--- Task instructions ---
Retype verbatim only the lines below, starting at the one that contains "Emit a Python" and ending at the one that contains "from matplotlib.ticker import". Pictures are excluded from the copy.

[Entries with chart source code]
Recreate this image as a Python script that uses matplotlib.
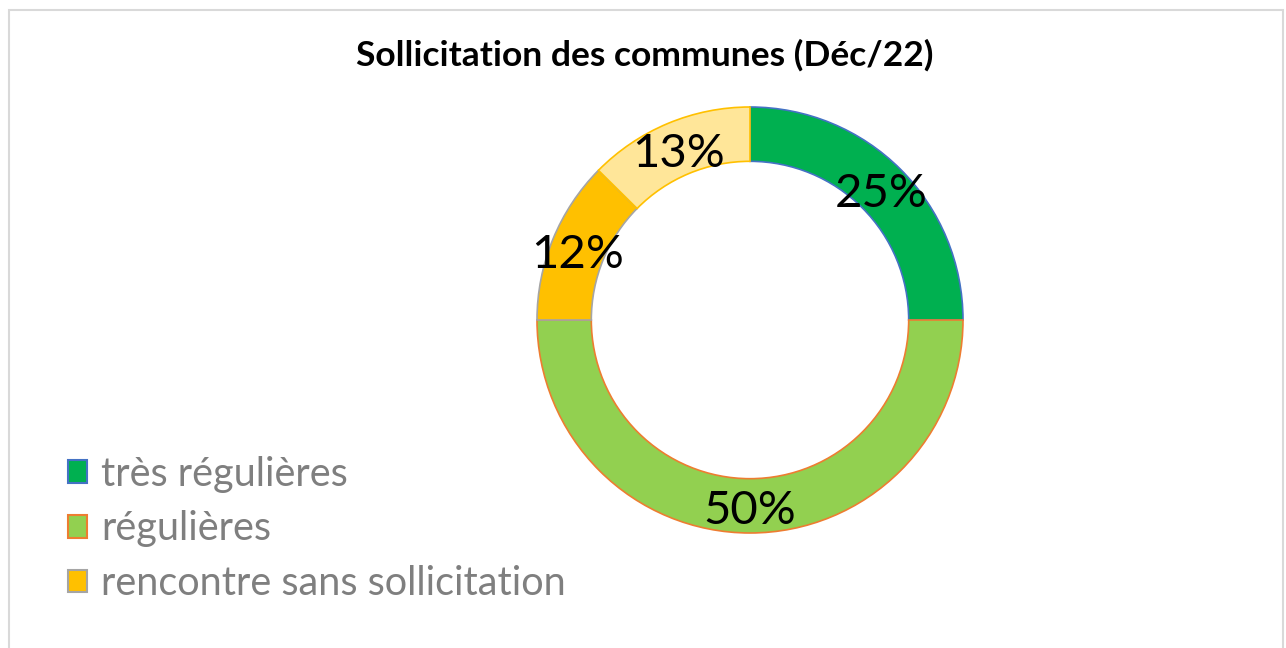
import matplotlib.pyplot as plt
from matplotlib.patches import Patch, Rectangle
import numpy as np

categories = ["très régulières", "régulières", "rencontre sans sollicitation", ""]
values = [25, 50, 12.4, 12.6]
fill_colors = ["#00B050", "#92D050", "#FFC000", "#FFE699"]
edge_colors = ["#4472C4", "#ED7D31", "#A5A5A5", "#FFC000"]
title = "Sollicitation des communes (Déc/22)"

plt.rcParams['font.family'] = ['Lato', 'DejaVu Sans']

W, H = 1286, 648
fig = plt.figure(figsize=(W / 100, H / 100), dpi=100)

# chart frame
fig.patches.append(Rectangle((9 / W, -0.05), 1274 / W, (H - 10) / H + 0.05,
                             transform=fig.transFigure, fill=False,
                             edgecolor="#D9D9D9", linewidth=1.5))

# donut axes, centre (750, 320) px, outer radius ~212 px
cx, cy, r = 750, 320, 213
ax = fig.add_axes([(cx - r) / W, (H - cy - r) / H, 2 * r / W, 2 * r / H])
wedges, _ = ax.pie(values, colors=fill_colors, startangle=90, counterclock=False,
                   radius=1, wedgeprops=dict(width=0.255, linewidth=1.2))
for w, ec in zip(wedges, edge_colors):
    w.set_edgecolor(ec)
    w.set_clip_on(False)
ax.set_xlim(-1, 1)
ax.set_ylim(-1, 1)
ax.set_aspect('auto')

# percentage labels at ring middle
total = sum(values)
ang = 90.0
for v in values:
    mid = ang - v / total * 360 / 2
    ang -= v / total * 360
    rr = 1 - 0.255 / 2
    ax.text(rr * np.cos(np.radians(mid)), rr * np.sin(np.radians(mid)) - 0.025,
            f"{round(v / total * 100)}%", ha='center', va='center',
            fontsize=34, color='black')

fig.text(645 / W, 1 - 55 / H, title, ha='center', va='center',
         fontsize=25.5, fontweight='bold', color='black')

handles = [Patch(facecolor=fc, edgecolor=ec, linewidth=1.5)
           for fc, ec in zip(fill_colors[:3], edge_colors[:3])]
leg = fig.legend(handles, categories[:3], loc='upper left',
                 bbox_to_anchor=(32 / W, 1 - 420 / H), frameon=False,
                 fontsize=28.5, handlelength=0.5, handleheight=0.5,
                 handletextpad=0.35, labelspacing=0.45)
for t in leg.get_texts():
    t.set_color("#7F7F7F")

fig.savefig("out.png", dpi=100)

---

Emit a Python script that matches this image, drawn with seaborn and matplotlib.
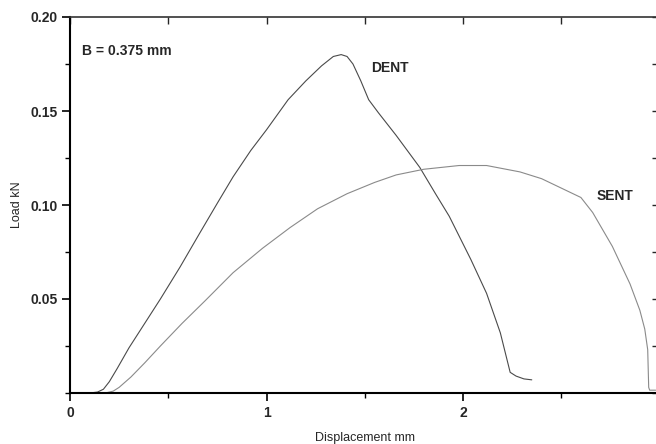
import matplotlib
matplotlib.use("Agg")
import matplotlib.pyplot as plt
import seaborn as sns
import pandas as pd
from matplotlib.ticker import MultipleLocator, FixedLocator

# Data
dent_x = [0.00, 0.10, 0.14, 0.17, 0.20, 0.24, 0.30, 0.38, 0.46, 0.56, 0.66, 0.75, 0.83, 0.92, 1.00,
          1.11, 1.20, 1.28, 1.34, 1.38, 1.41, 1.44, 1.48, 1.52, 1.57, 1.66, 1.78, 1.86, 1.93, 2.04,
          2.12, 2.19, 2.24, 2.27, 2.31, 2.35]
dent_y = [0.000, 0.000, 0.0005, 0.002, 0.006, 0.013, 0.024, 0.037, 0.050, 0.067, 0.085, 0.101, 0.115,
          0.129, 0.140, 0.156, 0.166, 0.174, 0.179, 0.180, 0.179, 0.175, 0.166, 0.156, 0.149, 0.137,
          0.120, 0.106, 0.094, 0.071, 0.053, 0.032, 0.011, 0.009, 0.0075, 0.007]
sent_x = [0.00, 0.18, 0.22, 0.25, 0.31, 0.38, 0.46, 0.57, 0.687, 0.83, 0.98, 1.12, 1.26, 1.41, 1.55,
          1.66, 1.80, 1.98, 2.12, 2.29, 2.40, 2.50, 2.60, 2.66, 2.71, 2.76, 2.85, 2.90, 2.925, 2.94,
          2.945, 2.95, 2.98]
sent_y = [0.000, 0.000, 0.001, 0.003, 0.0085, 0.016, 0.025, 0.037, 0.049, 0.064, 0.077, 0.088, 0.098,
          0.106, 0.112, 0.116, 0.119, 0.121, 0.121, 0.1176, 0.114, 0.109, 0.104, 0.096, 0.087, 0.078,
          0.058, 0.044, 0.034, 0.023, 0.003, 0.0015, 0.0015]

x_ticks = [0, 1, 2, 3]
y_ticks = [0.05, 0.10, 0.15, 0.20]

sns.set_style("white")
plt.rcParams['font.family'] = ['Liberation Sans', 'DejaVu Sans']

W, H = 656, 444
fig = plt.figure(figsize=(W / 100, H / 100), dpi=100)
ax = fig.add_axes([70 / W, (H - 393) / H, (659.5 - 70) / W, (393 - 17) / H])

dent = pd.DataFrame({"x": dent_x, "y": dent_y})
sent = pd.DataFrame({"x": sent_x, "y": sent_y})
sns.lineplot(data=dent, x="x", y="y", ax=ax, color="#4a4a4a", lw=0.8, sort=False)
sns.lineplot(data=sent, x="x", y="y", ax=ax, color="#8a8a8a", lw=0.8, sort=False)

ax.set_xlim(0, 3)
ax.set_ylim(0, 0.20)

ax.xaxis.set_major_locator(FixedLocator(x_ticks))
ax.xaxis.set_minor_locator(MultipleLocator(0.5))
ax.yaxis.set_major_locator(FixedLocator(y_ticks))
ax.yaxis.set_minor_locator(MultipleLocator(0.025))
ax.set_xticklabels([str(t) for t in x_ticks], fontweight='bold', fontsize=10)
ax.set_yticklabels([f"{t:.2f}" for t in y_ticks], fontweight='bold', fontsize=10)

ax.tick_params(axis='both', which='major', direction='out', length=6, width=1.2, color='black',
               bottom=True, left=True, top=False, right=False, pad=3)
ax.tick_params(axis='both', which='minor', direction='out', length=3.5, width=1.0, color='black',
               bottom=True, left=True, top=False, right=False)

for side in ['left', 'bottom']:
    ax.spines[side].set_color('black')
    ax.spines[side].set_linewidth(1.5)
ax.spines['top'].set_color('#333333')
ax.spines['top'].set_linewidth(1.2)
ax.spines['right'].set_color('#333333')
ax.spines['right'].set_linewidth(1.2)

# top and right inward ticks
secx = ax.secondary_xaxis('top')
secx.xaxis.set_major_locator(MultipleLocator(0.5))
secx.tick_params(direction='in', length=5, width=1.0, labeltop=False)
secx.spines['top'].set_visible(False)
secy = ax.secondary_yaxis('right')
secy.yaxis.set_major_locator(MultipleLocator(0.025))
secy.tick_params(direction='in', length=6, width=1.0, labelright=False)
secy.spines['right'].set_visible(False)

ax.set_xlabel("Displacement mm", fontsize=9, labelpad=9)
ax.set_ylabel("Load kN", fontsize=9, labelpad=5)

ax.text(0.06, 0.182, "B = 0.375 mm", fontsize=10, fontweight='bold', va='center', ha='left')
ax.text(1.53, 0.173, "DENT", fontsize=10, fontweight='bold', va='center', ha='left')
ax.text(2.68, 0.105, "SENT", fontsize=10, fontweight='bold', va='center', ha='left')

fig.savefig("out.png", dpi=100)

* * *

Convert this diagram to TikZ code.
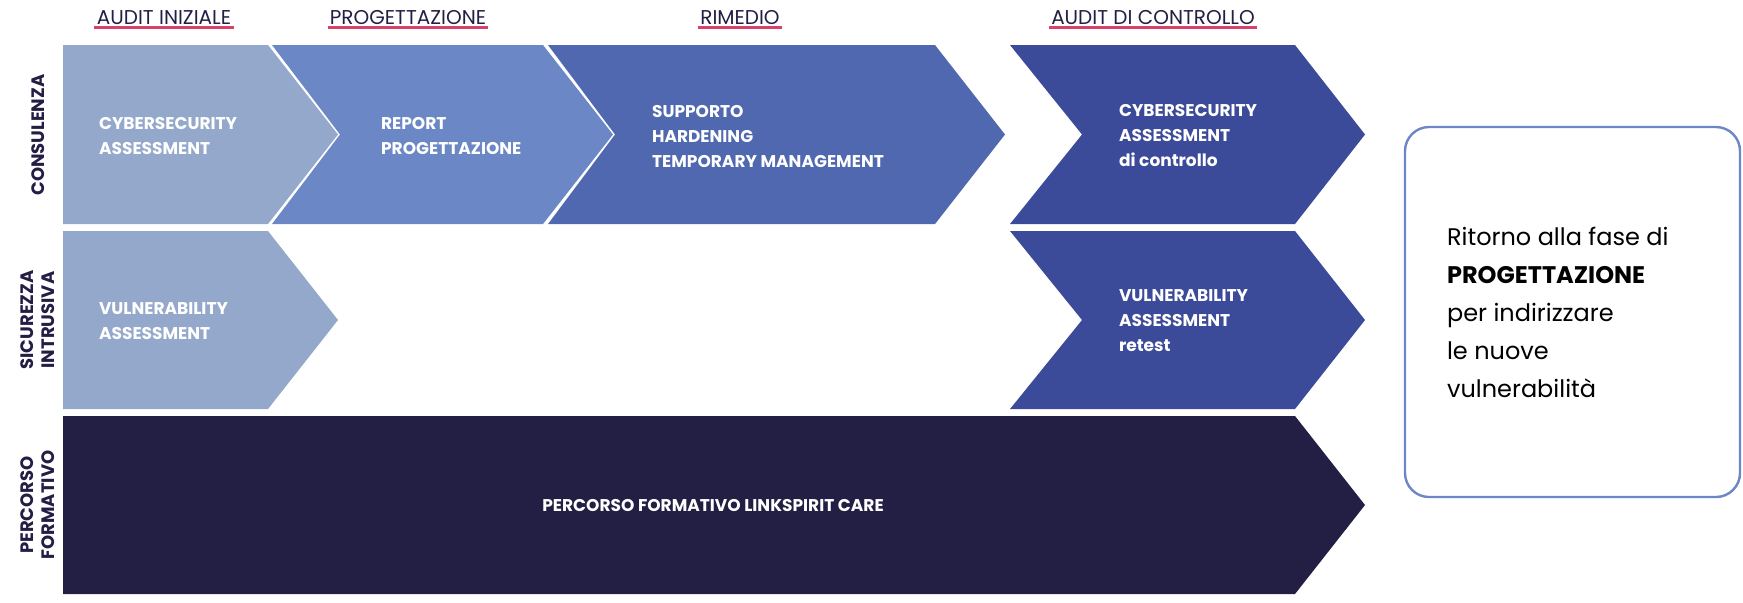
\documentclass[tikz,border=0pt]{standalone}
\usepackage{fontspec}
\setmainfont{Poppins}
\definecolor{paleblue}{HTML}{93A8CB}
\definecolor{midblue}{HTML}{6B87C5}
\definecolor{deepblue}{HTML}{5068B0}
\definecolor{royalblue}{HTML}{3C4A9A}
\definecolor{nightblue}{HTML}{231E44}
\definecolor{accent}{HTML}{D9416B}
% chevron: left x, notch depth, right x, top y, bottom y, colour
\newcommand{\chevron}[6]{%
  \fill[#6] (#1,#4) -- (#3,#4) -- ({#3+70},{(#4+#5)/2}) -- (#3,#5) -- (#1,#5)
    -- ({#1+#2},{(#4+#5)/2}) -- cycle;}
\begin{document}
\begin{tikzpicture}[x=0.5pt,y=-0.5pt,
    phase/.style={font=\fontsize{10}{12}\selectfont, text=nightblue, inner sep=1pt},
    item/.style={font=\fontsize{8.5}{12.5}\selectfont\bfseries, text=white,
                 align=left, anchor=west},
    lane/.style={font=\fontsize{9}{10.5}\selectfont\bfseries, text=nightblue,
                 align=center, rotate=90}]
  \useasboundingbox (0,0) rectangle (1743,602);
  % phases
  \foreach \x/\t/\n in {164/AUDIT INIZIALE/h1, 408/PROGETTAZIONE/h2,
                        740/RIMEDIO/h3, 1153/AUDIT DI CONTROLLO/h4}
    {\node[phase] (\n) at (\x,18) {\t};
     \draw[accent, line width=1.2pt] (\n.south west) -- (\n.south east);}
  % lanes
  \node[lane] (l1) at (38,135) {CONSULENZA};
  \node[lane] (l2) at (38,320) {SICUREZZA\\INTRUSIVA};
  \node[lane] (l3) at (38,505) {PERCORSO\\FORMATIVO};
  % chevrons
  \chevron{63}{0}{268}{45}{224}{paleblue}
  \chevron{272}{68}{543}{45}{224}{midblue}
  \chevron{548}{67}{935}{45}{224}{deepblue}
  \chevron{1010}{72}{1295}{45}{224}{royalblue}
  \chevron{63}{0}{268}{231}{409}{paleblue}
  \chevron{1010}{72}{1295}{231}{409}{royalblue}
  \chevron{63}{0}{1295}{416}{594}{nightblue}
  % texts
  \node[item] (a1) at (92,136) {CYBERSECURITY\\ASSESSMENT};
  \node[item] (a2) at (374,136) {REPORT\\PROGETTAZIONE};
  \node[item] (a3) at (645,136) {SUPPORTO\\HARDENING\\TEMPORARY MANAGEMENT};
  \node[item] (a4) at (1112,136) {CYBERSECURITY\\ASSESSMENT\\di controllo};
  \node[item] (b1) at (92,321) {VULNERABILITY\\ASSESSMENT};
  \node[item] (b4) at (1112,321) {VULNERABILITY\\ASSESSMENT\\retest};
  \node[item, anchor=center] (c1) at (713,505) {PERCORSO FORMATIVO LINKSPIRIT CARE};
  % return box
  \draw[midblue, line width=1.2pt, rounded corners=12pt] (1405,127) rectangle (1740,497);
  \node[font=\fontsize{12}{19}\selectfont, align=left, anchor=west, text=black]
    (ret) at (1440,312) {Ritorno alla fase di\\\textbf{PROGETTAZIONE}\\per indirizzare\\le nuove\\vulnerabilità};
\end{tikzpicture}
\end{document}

--- Answer ---
Emit a Python script that matches this image, drawn with seaborn and matplotlib.
import matplotlib
matplotlib.use("Agg")
import matplotlib.pyplot as plt
import seaborn as sns
import pandas as pd
from matplotlib.ticker import MultipleLocator, FixedLocator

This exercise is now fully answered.